Relaxation and Intermediate Asymptotics of a Rectangular Trench in a Viscous Film

TL;DR

This paper investigates the capillary-driven leveling dynamics of rectangular trenches in viscous nanofilms, revealing how boundary conditions influence the evolution, with theoretical and experimental agreement on self-similar profiles and energy dissipation crossover.

Contribution

It provides a comprehensive analysis of how boundary conditions affect trench leveling in viscous films, including a crossover in dissipation behavior and universal self-similar attractors.

Findings

Theoretical and experimental agreement on height profiles and flow dynamics.

Identification of a crossover in energy dissipation from noninteracting to interacting steps.

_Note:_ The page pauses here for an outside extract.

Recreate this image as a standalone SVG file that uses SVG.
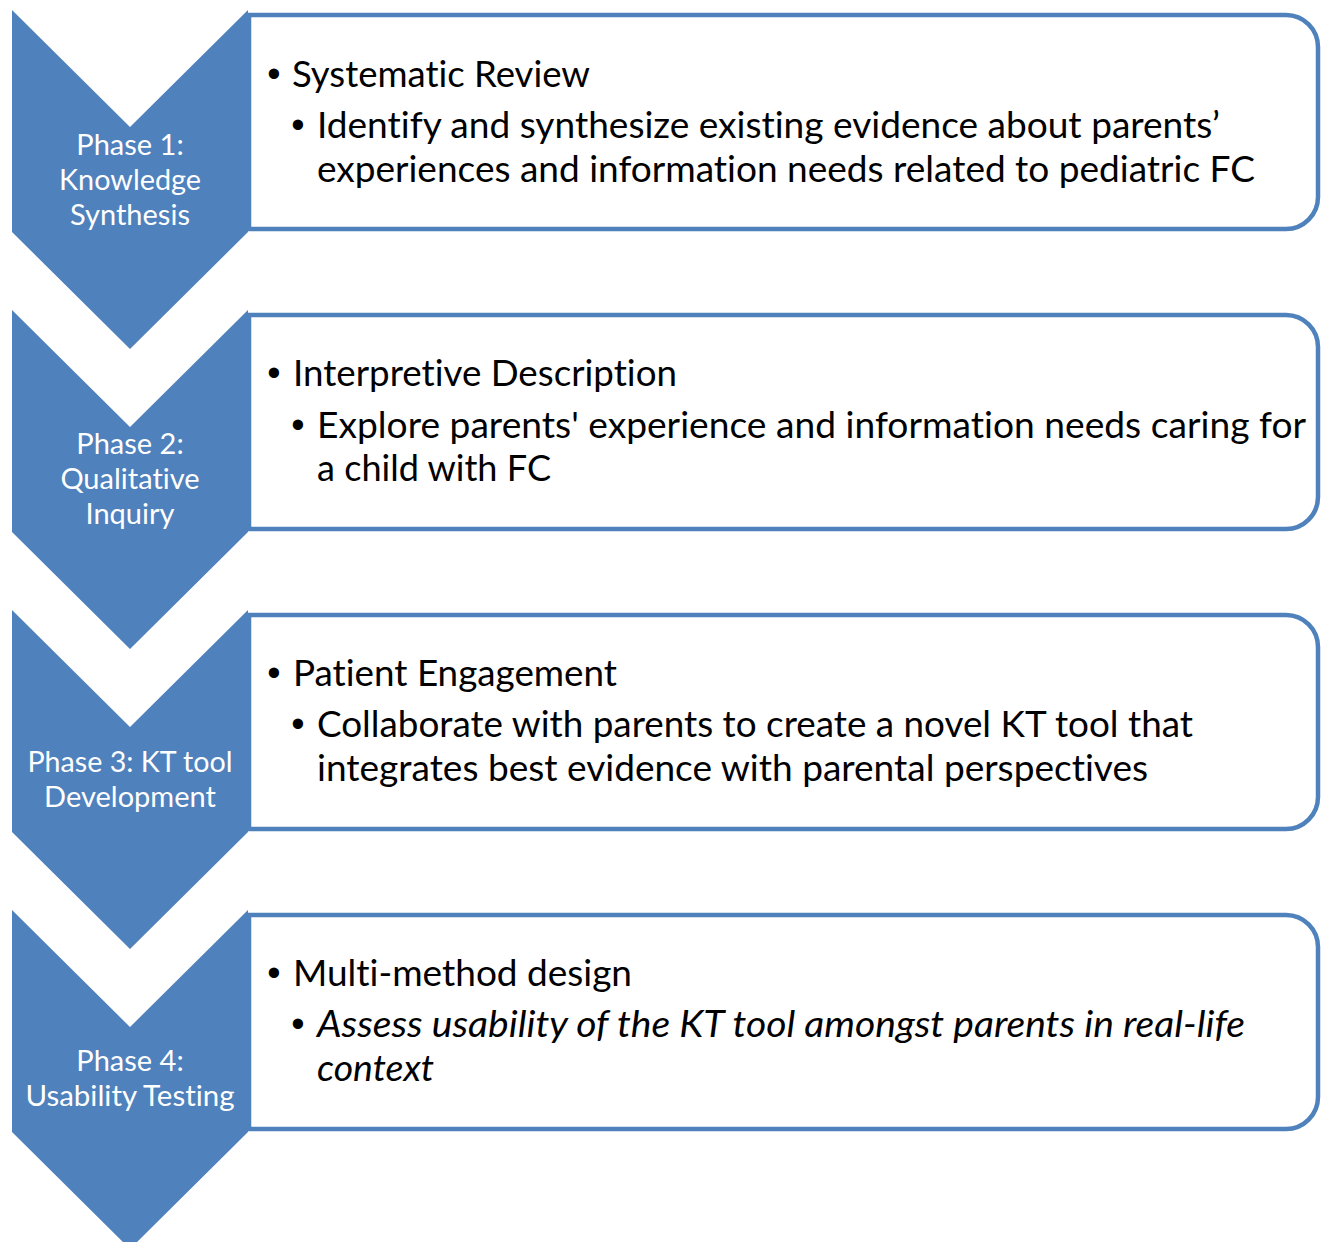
<svg xmlns="http://www.w3.org/2000/svg" width="1323" height="1242" viewBox="0 0 1323 1242">
  <style>
    text { font-variant-ligatures: none; }
    .chev { fill: #4F81BD; }
    .box { fill: #FFFFFF; stroke: #4F81BD; stroke-width: 4.5; }
    .lbl { font-family: Lato, "Liberation Sans", sans-serif; font-size: 29px; fill: #FFFFFF; text-anchor: middle; }
    .t1 { font-family: Lato, "Liberation Sans", sans-serif; font-size: 36px; fill: #000000; }
    .t2 { font-family: Lato, "Liberation Sans", sans-serif; font-size: 36px; fill: #000000; }
    .it { font-style: italic; }
    .bul { font-family: "Liberation Sans", sans-serif; font-size: 38px; fill: #000000; text-anchor: middle; }
  </style>
  <defs>
    <path id="chevron" d="M12,10 L130,127 L248,10 V232 L130,349 L12,232 Z"/>
    <path id="panel" d="M249,15 H1286 A32,32 0 0 1 1318,47 V197 A32,32 0 0 1 1286,229 H249 Z"/>
  </defs>

  <!-- Phase 1 -->
  <g id="phase1">
    <use href="#panel" class="box"/>
    <use href="#chevron" class="chev"/>
    <text class="lbl" x="130" y="155">Phase 1:</text>
    <text class="lbl" x="130" y="190" textLength="142" lengthAdjust="spacingAndGlyphs">Knowledge</text>
    <text class="lbl" x="130" y="225">Synthesis</text>
    <text class="bul" x="274" y="87">•</text>
    <text class="t1" x="292" y="87" textLength="298" lengthAdjust="spacingAndGlyphs">Systematic Review</text>
    <text class="bul" x="298" y="138">•</text>
    <text class="t2" x="317" y="138" textLength="903" lengthAdjust="spacingAndGlyphs">Identify and synthesize existing evidence about parents’</text>
    <text class="t2" x="317" y="182" textLength="938" lengthAdjust="spacingAndGlyphs">experiences and information needs related to pediatric FC</text>
  </g>

  <!-- Phase 2 -->
  <g id="phase2" transform="translate(0,300)">
    <use href="#panel" class="box"/>
    <use href="#chevron" class="chev"/>
    <text class="lbl" x="130" y="154">Phase 2:</text>
    <text class="lbl" x="130" y="189">Qualitative</text>
    <text class="lbl" x="130" y="224">Inquiry</text>
    <text class="bul" x="274" y="86">•</text>
    <text class="t1" x="293" y="86" textLength="384" lengthAdjust="spacingAndGlyphs">Interpretive Description</text>
    <text class="bul" x="298" y="138">•</text>
    <text class="t2" x="317" y="138" textLength="989" lengthAdjust="spacingAndGlyphs">Explore parents' experience and information needs caring for</text>
    <text class="t2" x="317" y="181" textLength="234" lengthAdjust="spacingAndGlyphs">a child with FC</text>
  </g>

  <!-- Phase 3 -->
  <g id="phase3" transform="translate(0,600)">
    <use href="#panel" class="box"/>
    <use href="#chevron" class="chev"/>
    <text class="lbl" x="130" y="172" textLength="205" lengthAdjust="spacingAndGlyphs">Phase 3: KT tool</text>
    <text class="lbl" x="130" y="207">Development</text>
    <text class="bul" x="274" y="86">•</text>
    <text class="t1" x="293" y="86" textLength="324" lengthAdjust="spacingAndGlyphs">Patient Engagement</text>
    <text class="bul" x="298" y="137">•</text>
    <text class="t2" x="317" y="137" textLength="876" lengthAdjust="spacingAndGlyphs">Collaborate with parents to create a novel KT tool that</text>
    <text class="t2" x="317" y="181" textLength="831" lengthAdjust="spacingAndGlyphs">integrates best evidence with parental perspectives</text>
  </g>

  <!-- Phase 4 -->
  <g id="phase4" transform="translate(0,900)">
    <use href="#panel" class="box"/>
    <use href="#chevron" class="chev"/>
    <text class="lbl" x="130" y="171">Phase 4:</text>
    <text class="lbl" x="130" y="206" textLength="209" lengthAdjust="spacingAndGlyphs">Usability Testing</text>
    <text class="bul" x="274" y="86">•</text>
    <text class="t1" x="293" y="86" textLength="339" lengthAdjust="spacingAndGlyphs">Multi-method design</text>
    <text class="bul" x="298" y="137">•</text>
    <text class="t2 it" x="317" y="137" textLength="928" lengthAdjust="spacingAndGlyphs">Assess usability of the KT tool amongst parents in real-life</text>
    <text class="t2 it" x="317" y="181" textLength="117" lengthAdjust="spacingAndGlyphs">context</text>
  </g>
</svg>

Profiles converge to a universal self-similar attractor.

Abstract

The surface of a thin liquid film with nonconstant curvature flattens as a result of capillary forces. While this leveling is driven by local curvature gradients, the global boundary conditions greatly influence the dynamics. Here, we study the evolution of rectangular trenches in a polystyrene nanofilm. Initially, when the two sides of a trench are well separated, the asymmetric boundary condition given by the step height controls the dynamics. In this case, the evolution results from the leveling of two noninteracting steps. As the steps broaden further and start to interact, the global symmetric boundary condition alters the leveling dynamics. We report on full agreement between theory and experiments for: the capillary-driven flow and resulting time dependent height profiles; a crossover in the power-law dependence of the viscous energy dissipation as a function of time as the trench evolution transitions from two noninteracting to interacting steps; and the convergence of the profiles to a universal self-similar attractor that is given by the Green's function of the linear operator describing the dimensionless linearized thin film equation.